* WHAT YOU WILL DO
Retype the entries, please, from their first line to the line containing "61, right: 12", exactly and only those lines, minus the pictures.

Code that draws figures
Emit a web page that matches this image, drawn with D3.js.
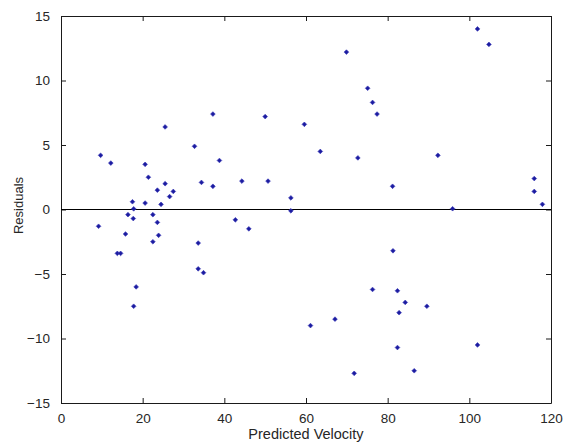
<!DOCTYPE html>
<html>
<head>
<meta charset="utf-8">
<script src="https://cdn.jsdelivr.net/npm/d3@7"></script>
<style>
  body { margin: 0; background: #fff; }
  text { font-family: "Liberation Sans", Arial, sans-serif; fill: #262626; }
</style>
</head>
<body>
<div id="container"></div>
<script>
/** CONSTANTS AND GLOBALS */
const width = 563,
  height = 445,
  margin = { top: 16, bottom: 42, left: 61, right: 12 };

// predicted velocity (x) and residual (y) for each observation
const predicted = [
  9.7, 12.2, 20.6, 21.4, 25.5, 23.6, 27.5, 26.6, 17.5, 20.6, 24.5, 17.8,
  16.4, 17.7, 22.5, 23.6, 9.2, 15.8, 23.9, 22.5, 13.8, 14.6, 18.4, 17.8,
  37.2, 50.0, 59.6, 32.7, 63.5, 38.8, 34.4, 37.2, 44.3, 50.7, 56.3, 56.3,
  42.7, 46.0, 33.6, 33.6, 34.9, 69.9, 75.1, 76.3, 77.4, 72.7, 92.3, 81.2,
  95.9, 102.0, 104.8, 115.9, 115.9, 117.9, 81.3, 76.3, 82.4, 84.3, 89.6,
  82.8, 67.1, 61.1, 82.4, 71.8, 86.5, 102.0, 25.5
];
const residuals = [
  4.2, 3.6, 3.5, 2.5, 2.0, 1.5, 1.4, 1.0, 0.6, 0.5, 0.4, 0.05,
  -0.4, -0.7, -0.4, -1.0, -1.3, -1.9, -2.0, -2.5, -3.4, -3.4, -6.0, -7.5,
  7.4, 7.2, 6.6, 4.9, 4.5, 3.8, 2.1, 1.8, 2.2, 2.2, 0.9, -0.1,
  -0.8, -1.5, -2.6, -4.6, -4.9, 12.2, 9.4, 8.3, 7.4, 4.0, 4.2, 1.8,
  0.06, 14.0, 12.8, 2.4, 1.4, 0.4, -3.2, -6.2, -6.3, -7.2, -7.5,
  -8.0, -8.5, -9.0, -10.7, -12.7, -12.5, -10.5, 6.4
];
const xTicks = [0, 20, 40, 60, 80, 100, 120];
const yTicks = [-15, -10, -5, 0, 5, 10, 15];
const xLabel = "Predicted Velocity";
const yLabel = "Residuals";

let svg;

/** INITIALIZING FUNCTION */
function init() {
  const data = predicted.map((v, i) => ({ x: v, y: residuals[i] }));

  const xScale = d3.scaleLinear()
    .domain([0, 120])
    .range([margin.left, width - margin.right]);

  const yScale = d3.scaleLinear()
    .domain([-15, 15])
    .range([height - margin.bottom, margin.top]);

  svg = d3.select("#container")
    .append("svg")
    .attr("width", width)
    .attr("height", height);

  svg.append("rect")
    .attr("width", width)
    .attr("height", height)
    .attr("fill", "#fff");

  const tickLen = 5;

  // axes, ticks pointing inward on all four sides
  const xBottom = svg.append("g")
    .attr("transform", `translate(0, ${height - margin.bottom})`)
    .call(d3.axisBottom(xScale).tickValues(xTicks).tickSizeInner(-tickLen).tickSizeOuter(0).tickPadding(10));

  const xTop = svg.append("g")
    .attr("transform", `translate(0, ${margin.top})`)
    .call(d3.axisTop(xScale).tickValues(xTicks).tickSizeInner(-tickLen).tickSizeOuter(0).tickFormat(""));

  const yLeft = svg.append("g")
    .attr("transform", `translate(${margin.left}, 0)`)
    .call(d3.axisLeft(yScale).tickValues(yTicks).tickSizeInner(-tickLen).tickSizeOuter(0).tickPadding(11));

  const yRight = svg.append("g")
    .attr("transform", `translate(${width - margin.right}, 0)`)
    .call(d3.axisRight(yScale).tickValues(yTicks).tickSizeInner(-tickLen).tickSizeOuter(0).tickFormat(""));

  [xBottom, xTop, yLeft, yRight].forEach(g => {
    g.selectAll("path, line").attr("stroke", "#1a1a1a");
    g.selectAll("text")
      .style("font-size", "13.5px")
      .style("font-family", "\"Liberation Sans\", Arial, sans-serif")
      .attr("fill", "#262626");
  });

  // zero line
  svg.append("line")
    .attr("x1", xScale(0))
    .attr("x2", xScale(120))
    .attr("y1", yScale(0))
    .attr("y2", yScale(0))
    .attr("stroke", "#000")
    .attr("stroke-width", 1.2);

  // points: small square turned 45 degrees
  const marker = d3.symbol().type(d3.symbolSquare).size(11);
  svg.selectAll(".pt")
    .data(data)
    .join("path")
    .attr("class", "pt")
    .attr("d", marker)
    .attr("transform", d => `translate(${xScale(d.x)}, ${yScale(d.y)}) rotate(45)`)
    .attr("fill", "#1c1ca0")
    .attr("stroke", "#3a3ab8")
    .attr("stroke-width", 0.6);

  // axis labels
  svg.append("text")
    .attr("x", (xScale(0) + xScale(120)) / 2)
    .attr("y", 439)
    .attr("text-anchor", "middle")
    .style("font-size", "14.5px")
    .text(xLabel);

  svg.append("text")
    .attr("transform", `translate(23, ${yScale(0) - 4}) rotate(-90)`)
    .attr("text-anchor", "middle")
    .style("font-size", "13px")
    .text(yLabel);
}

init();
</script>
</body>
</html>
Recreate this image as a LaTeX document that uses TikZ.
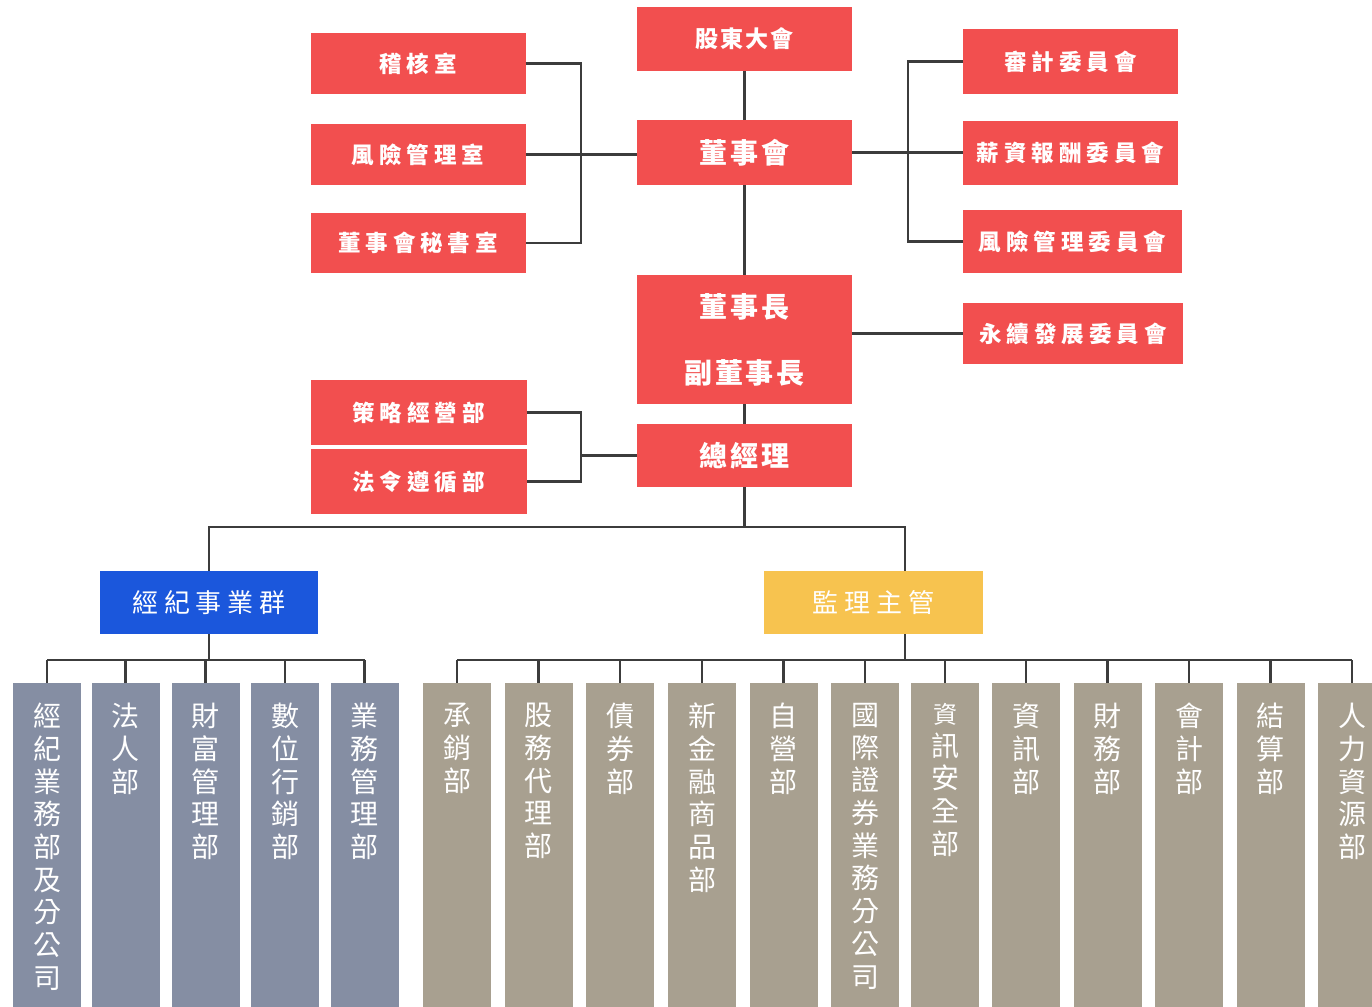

* SOLVED EXERCISE
Emit a web page that matches this image, drawn with D3.js.
<!DOCTYPE html>
<html>
<head>
<meta charset="utf-8">
<script src="https://cdn.jsdelivr.net/npm/d3@7"></script>
<style>
  body { margin: 0; background: #fff; }
  text { font-family: "Liberation Sans", Arial, sans-serif; fill: #262626; }
</style>
</head>
<body>
<div id="container"></div>
<script>
/** CONSTANTS AND GLOBALS */
const width = 563,
  height = 445,
  margin = { top: 16, bottom: 42, left: 61, right: 12 };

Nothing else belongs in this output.